NLRB Clarifies Double Eagle Rule

Employees of a condominium complex were governed by an employee manual that included a rule prohibiting employees from being on the property unless working or picking up a paycheck. A maintenance employee took a personal leave to deal with a legal claim that had been raised against him. While on leave, the employer was informed that the employee had been seen loitering on the premises and discussing his legal issues with residents. The employee was warned about this conduct, but was subsequently found engaging in the same conduct. As a result, the employee was reassigned to a less desirable position. The employee later resigned. An unfair labor practice charge was filed against the employer based on the argument that the rule under which the employee was punished was overly broad. The administrative law judge hearing the matter ruled that the rule was overbroad and that discipline imposed pursuant to an unlawfully overbroad rule is itself unlawful. This premise is commonly referred to as the “Double Eagle rule.” The National Labor Relations Board (NLRB) reversed, and in doing so provided some clarification regarding the proper application of the Double Eagle rule. Specifically, the NLRB ruled that the rule does not apply where the conduct for which discipline was imposed is “not similar” to conduct protected by Section 7 of the National Labor Relations Act.
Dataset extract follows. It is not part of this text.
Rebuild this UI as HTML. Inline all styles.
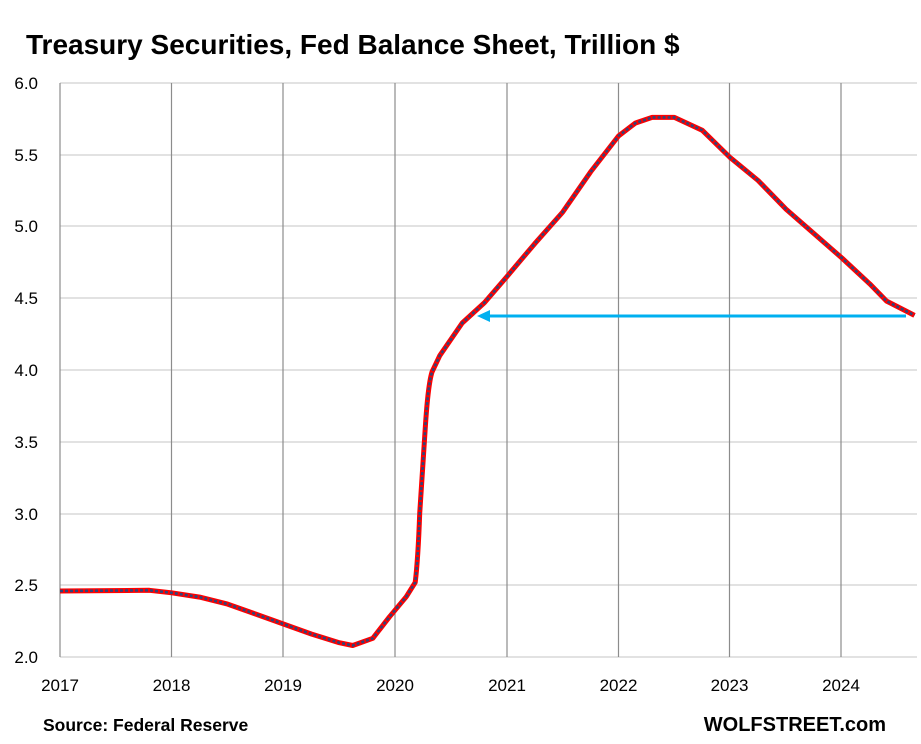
<!DOCTYPE html>
<html><head><style>
body{margin:0;background:#fff;}
svg text{font-family:"Liberation Sans",sans-serif;}
</style></head><body>
<svg width="921" height="739" viewBox="0 0 921 739" xmlns="http://www.w3.org/2000/svg">
<rect width="921" height="739" fill="#fff"/>
<text x="26" y="54" font-size="28" font-weight="bold" fill="#000">Treasury Securities, Fed Balance Sheet, Trillion $</text>
<g stroke="#d9d9d9" stroke-width="1.5">
<line x1="60" y1="83" x2="917" y2="83"/>
<line x1="60" y1="155" x2="917" y2="155"/>
<line x1="60" y1="226" x2="917" y2="226"/>
<line x1="60" y1="298" x2="917" y2="298"/>
<line x1="60" y1="370" x2="917" y2="370"/>
<line x1="60" y1="442" x2="917" y2="442"/>
<line x1="60" y1="514" x2="917" y2="514"/>
<line x1="60" y1="585" x2="917" y2="585"/>
<line x1="60" y1="657" x2="917" y2="657"/>
</g>
<g stroke="#8c8c8c" stroke-width="1.2">
<line x1="60" y1="83" x2="60" y2="657"/>
<line x1="171.5" y1="83" x2="171.5" y2="657"/>
<line x1="283" y1="83" x2="283" y2="657"/>
<line x1="395" y1="83" x2="395" y2="657"/>
<line x1="507" y1="83" x2="507" y2="657"/>
<line x1="618.5" y1="83" x2="618.5" y2="657"/>
<line x1="729.5" y1="83" x2="729.5" y2="657"/>
<line x1="841" y1="83" x2="841" y2="657"/>
</g>
<g font-size="17" fill="#000" text-anchor="end">
<text x="38" y="89">6.0</text><text x="38" y="161">5.5</text><text x="38" y="232">5.0</text><text x="38" y="304">4.5</text><text x="38" y="376">4.0</text><text x="38" y="448">3.5</text><text x="38" y="520">3.0</text><text x="38" y="591">2.5</text><text x="38" y="663">2.0</text>
</g>
<g font-size="17" fill="#000" text-anchor="middle">
<text x="60" y="691">2017</text><text x="171.5" y="691">2018</text><text x="283" y="691">2019</text><text x="395" y="691">2020</text><text x="507" y="691">2021</text><text x="618.5" y="691">2022</text><text x="729.5" y="691">2023</text><text x="841" y="691">2024</text>
</g>
<text x="43" y="731" font-size="17.5" font-weight="bold">Source: Federal Reserve</text>
<text x="886" y="731" font-size="20" font-weight="bold" text-anchor="end">WOLFSTREET.com</text>
<path d="M60,591 L149.4,590.3 L171.7,592.8 L199.6,597.1 L227.6,604.1 L255.5,614 L283.4,624 L311.3,634 L339.3,642.7 L352.7,645.5 L372.8,638.3 L389.5,616.8 L406.3,596.7 L415.2,582.4 Q418,560 419.7,513.5 L425.3,427.4 Q428,385 432,372 L439.8,355.6 L462.2,323 L484.5,302.6 L506.8,276.7 L534.7,243.7 L562.7,212.1 L590.6,171.9 L618.5,136 L635.3,123.1 L652.1,117.4 L674.4,117.4 L702.3,130.3 L730.2,157.6 L758.1,180.5 L786.1,209.2 L814,233.6 L841.9,258 L869.8,283.9 L886.6,301.1 L914.5,315.4" fill="none" stroke="#ff0000" stroke-width="5" stroke-linejoin="round"/>
<path d="M60,591 L149.4,590.3 L171.7,592.8 L199.6,597.1 L227.6,604.1 L255.5,614 L283.4,624 L311.3,634 L339.3,642.7 L352.7,645.5 L372.8,638.3 L389.5,616.8 L406.3,596.7 L415.2,582.4 Q418,560 419.7,513.5 L425.3,427.4 Q428,385 432,372 L439.8,355.6 L462.2,323 L484.5,302.6 L506.8,276.7 L534.7,243.7 L562.7,212.1 L590.6,171.9 L618.5,136 L635.3,123.1 L652.1,117.4 L674.4,117.4 L702.3,130.3 L730.2,157.6 L758.1,180.5 L786.1,209.2 L814,233.6 L841.9,258 L869.8,283.9 L886.6,301.1 L914.5,315.4" fill="none" stroke="#334477" stroke-width="2.6" stroke-dasharray="3 2"/>
<line x1="906" y1="316" x2="488" y2="316" stroke="#00b0f0" stroke-width="3"/>
<polygon points="477,316 490,310 490,322" fill="#00b0f0"/>
</svg>
</body></html>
Additionally, an employer may raise an affirmative defense by establishing that the employee’s conduct actually interfered with his or her own work, or that of others, and that such interference, rather than the violation of the rule, was the true reason for the discipline. Employers should strive to have narrowly tailored workplace rules that specifically fit their workplaces, and to ensure that the basis for any termination based on misconduct is well-documented, including the effects of that misconduct on the business.